Education secretary Betsy DeVos took a step in the wrong direction with sexual assault on college campuses.

She announced Sept. 22 she was rescinding the Obama administration’s guidelines on campus sexual assault to strengthen protections for accused students.

The latest study from RAINN, the nation’s largest anti-sexual violence organization, shows sexual assault is a major issue on college campuses.

To combat campus sexual assault, the Obama administration released the “Dear Colleague” letter. The letter provided guidance on Title IX, pushed for further accountability of universities and offered survivors options other than pursuing a criminal trial. It also set in place the “preponderance standard,” which requires 51 percent confidence that the accused is guilty. The changes made under Obama were made to make it easier for survivors to come forward, and many felt that school administrators were finally on their side.

Now, DeVos seeks to have schools less involved in the process.

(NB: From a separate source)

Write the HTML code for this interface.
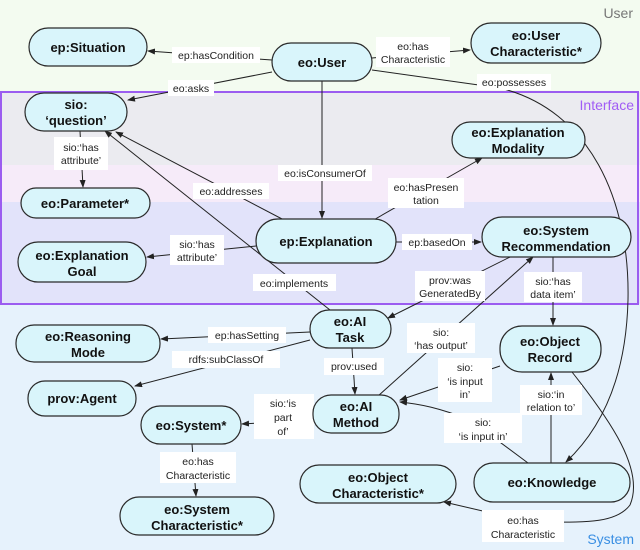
<!DOCTYPE html>
<html><head><meta charset="utf-8"><style>
html,body{margin:0;padding:0;background:#fff}
svg{display:block}
.n{fill:#d9f5fb;stroke:#2a2a2a;stroke-width:1.2}
.t{font-family:"Liberation Sans",Arial,sans-serif;font-weight:bold;font-size:13px;fill:#111;text-anchor:middle}
.l{font-family:"Liberation Sans",Arial,sans-serif;font-size:10.5px;fill:#222;text-anchor:middle}
.e{stroke:#222;stroke-width:1;fill:none}
.lb{fill:#fff}
</style></head><body>
<svg width="640" height="550" viewBox="0 0 640 550" xmlns="http://www.w3.org/2000/svg">
<defs><marker id="a" markerWidth="8" markerHeight="8" refX="7" refY="3" orient="auto" markerUnits="userSpaceOnUse"><path d="M0,0 L8,3 L0,6 z" fill="#222"/></marker></defs>
<rect x="0" y="0" width="640" height="92" fill="#f3fbf0"/>
<rect x="0" y="92" width="640" height="73" fill="#ebebf0"/>
<rect x="0" y="165" width="640" height="37" fill="#f6ebf9"/>
<rect x="0" y="202" width="640" height="102" fill="#e2e3fa"/>
<rect x="0" y="304" width="640" height="246" fill="#e6f2fc"/>
<rect x="1" y="92" width="637" height="212" fill="none" stroke="#9b5cf0" stroke-width="2"/>
<text x="633" y="18" font-family="Liberation Sans,sans-serif" font-size="14" fill="#777" text-anchor="end">User</text>
<text x="634" y="110" font-family="Liberation Sans,sans-serif" font-size="14" fill="#a15cf5" text-anchor="end">Interface</text>
<text x="634" y="544" font-family="Liberation Sans,sans-serif" font-size="14" fill="#3a8fe3" text-anchor="end">System</text>

<path class="e" d="M272,60 L148,51" marker-end="url(#a)"/>
<path class="e" d="M372,58 L470,50" marker-end="url(#a)"/>
<path class="e" d="M372,70 L500,88 C590,110 630,200 628,300 C626,380 600,430 566,462" marker-end="url(#a)"/>
<path class="e" d="M272,72 L128,100" marker-end="url(#a)"/>
<path class="e" d="M322,81 L322,218" marker-end="url(#a)"/>
<path class="e" d="M284,220 L116,132" marker-end="url(#a)"/>
<path class="e" d="M370,222 L482,158" marker-end="url(#a)"/>
<path class="e" d="M80,131 L83,187" marker-end="url(#a)"/>
<path class="e" d="M256,246 L147,257" marker-end="url(#a)"/>
<path class="e" d="M396,242 L481,242" marker-end="url(#a)"/>
<path class="e" d="M330,310 L105,131" marker-end="url(#a)"/>
<path class="e" d="M510,257 L388,318" marker-end="url(#a)"/>
<path class="e" d="M378,396 L533,257" marker-end="url(#a)"/>
<path class="e" d="M553,257 L553,325" marker-end="url(#a)"/>
<path class="e" d="M310,332 L161,339" marker-end="url(#a)"/>
<path class="e" d="M310,340 L135,386" marker-end="url(#a)"/>
<path class="e" d="M352,348 L355,394" marker-end="url(#a)"/>
<path class="e" d="M500,366 L400,400" marker-end="url(#a)"/>
<path class="e" d="M528,463 L470,420 C440,408 420,404 400,402" marker-end="url(#a)"/>
<path class="e" d="M551,463 L551,373" marker-end="url(#a)"/>
<path class="e" d="M314,420 L242,424" marker-end="url(#a)"/>
<path class="e" d="M192,444 L196,496" marker-end="url(#a)"/>
<path class="e" d="M572,372 C610,420 645,470 630,505 C615,525 580,522 530,522 L444,502" marker-end="url(#a)"/>

<rect class="lb" x="172" y="47" width="88" height="16"/><text class="l" x="216" y="59">ep:hasCondition</text>
<rect class="lb" x="376" y="37" width="74" height="30"/><text class="l" x="413" y="50">eo:has</text><text class="l" x="413" y="63">Characteristic</text>
<rect class="lb" x="477" y="74" width="74" height="16"/><text class="l" x="514" y="86">eo:possesses</text>
<rect class="lb" x="168" y="80" width="46" height="16"/><text class="l" x="191" y="92">eo:asks</text>
<rect class="lb" x="278" y="165" width="94" height="16"/><text class="l" x="325" y="177">eo:isConsumerOf</text>
<rect class="lb" x="193" y="183" width="76" height="16"/><text class="l" x="231" y="195">eo:addresses</text>
<rect class="lb" x="388" y="178" width="76" height="30"/><text class="l" x="426" y="191">eo:hasPresen</text><text class="l" x="426" y="204">tation</text>
<rect class="lb" x="54" y="137" width="54" height="33"/><text class="l" x="81" y="151">sio:‘has</text><text class="l" x="81" y="164">attribute’</text>
<rect class="lb" x="170" y="235" width="54" height="30"/><text class="l" x="197" y="248">sio:‘has</text><text class="l" x="197" y="261">attribute’</text>
<rect class="lb" x="402" y="234" width="70" height="16"/><text class="l" x="437" y="246">ep:basedOn</text>
<rect class="lb" x="253" y="274" width="83" height="17"/><text class="l" x="294" y="287">eo:implements</text>
<rect class="lb" x="415" y="271" width="70" height="30"/><text class="l" x="450" y="284">prov:was</text><text class="l" x="450" y="297">GeneratedBy</text>
<rect class="lb" x="524" y="272" width="58" height="30"/><text class="l" x="553" y="285">sio:‘has</text><text class="l" x="553" y="298">data item’</text>
<rect class="lb" x="208" y="327" width="78" height="16"/><text class="l" x="247" y="339">ep:hasSetting</text>
<rect class="lb" x="172" y="351" width="108" height="17"/><text class="l" x="226" y="363">rdfs:subClassOf</text>
<rect class="lb" x="324" y="358" width="60" height="17"/><text class="l" x="354" y="370">prov:used</text>
<rect class="lb" x="407" y="323" width="68" height="30"/><text class="l" x="441" y="336">sio:</text><text class="l" x="441" y="349">‘has output’</text>
<rect class="lb" x="438" y="358" width="54" height="44"/><text class="l" x="465" y="371">sio:</text><text class="l" x="465" y="385">‘is input</text><text class="l" x="465" y="398">in’</text>
<rect class="lb" x="444" y="413" width="78" height="30"/><text class="l" x="483" y="426">sio:</text><text class="l" x="483" y="440">‘is input in’</text>
<rect class="lb" x="520" y="385" width="62" height="30"/><text class="l" x="551" y="398">sio:‘in</text><text class="l" x="551" y="411">relation to’</text>
<rect class="lb" x="254" y="394" width="60" height="45"/><text class="l" x="283" y="407">sio:‘is</text><text class="l" x="283" y="421">part</text><text class="l" x="283" y="435">of’</text>
<rect class="lb" x="160" y="452" width="76" height="31"/><text class="l" x="198" y="465">eo:has</text><text class="l" x="198" y="479">Characteristic</text>
<rect class="lb" x="482" y="510" width="82" height="32"/><text class="l" x="523" y="524">eo:has</text><text class="l" x="523" y="538">Characteristic</text>

<rect class="n" x="29" y="28" width="118" height="38" rx="19"/><text class="t" x="88" y="52">ep:Situation</text>
<rect class="n" x="272" y="43" width="100" height="38" rx="19"/><text class="t" x="322" y="67">eo:User</text>
<rect class="n" x="471" y="23" width="130" height="40" rx="20"/><text class="t" x="536" y="40">eo:User</text><text class="t" x="536" y="56">Characteristic*</text>
<rect class="n" x="25" y="93" width="102" height="38" rx="19"/><text class="t" x="76" y="109">sio:</text><text class="t" x="76" y="125">‘question’</text>
<rect class="n" x="452" y="122" width="133" height="36" rx="18"/><text class="t" x="518" y="137">eo:Explanation</text><text class="t" x="518" y="153">Modality</text>
<rect class="n" x="21" y="188" width="129" height="30" rx="15"/><text class="t" x="85" y="208">eo:Parameter*</text>
<rect class="n" x="256" y="219" width="140" height="44" rx="22"/><text class="t" x="326" y="246">ep:Explanation</text>
<rect class="n" x="482" y="217" width="149" height="40" rx="20"/><text class="t" x="556" y="235">eo:System</text><text class="t" x="556" y="251">Recommendation</text>
<rect class="n" x="18" y="242" width="128" height="40" rx="20"/><text class="t" x="82" y="260">eo:Explanation</text><text class="t" x="82" y="276">Goal</text>
<rect class="n" x="310" y="310" width="81" height="38" rx="19"/><text class="t" x="350" y="326">eo:AI</text><text class="t" x="350" y="342">Task</text>
<rect class="n" x="16" y="325" width="144" height="37" rx="18"/><text class="t" x="88" y="341">eo:Reasoning</text><text class="t" x="88" y="357">Mode</text>
<rect class="n" x="28" y="381" width="108" height="35" rx="17"/><text class="t" x="82" y="403">prov:Agent</text>
<rect class="n" x="500" y="326" width="101" height="46" rx="22"/><text class="t" x="550" y="346">eo:Object</text><text class="t" x="550" y="362">Record</text>
<rect class="n" x="313" y="395" width="86" height="38" rx="18"/><text class="t" x="356" y="411">eo:AI</text><text class="t" x="356" y="427">Method</text>
<rect class="n" x="141" y="406" width="100" height="38" rx="19"/><text class="t" x="191" y="430">eo:System*</text>
<rect class="n" x="474" y="463" width="156" height="39" rx="19"/><text class="t" x="552" y="487">eo:Knowledge</text>
<rect class="n" x="300" y="465" width="156" height="38" rx="19"/><text class="t" x="378" y="482">eo:Object</text><text class="t" x="378" y="498">Characteristic*</text>
<rect class="n" x="120" y="497" width="154" height="38" rx="19"/><text class="t" x="197" y="514">eo:System</text><text class="t" x="197" y="530">Characteristic*</text>
</svg>
</body></html>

In her remarks, DeVos said the Obama administration pressured schools to create systems that deny accused students their rights. However, the “beyond reasonable doubt” standard is used during criminal trials, and universities don’t have the same powers as criminal courts. They aren’t responsible for criminal punishment, but they are responsible for protecting equal education. Title IX cases fall under civil rights disputes in which the preponderance standard may be more appropriate. Also, sexual assault cases are often hard to prove “beyond reasonable doubt” with the majority of incidents occurring behind closed doors and with post-assault trauma making it difficult for survivors to relive their experiences in a courtroom.

Decreasing the role of universities in the process takes a step back in making sexual assault prevention a priority. While it’s important that the process is fair for students, taking away the progress that the Obama administration made sends a message that accused students are the priority, not survivors.

In a society struggling to combat rape culture, students who have experienced sexual violence already face countless hurdles to heal and seek justice as is. DeVos should not be creating more.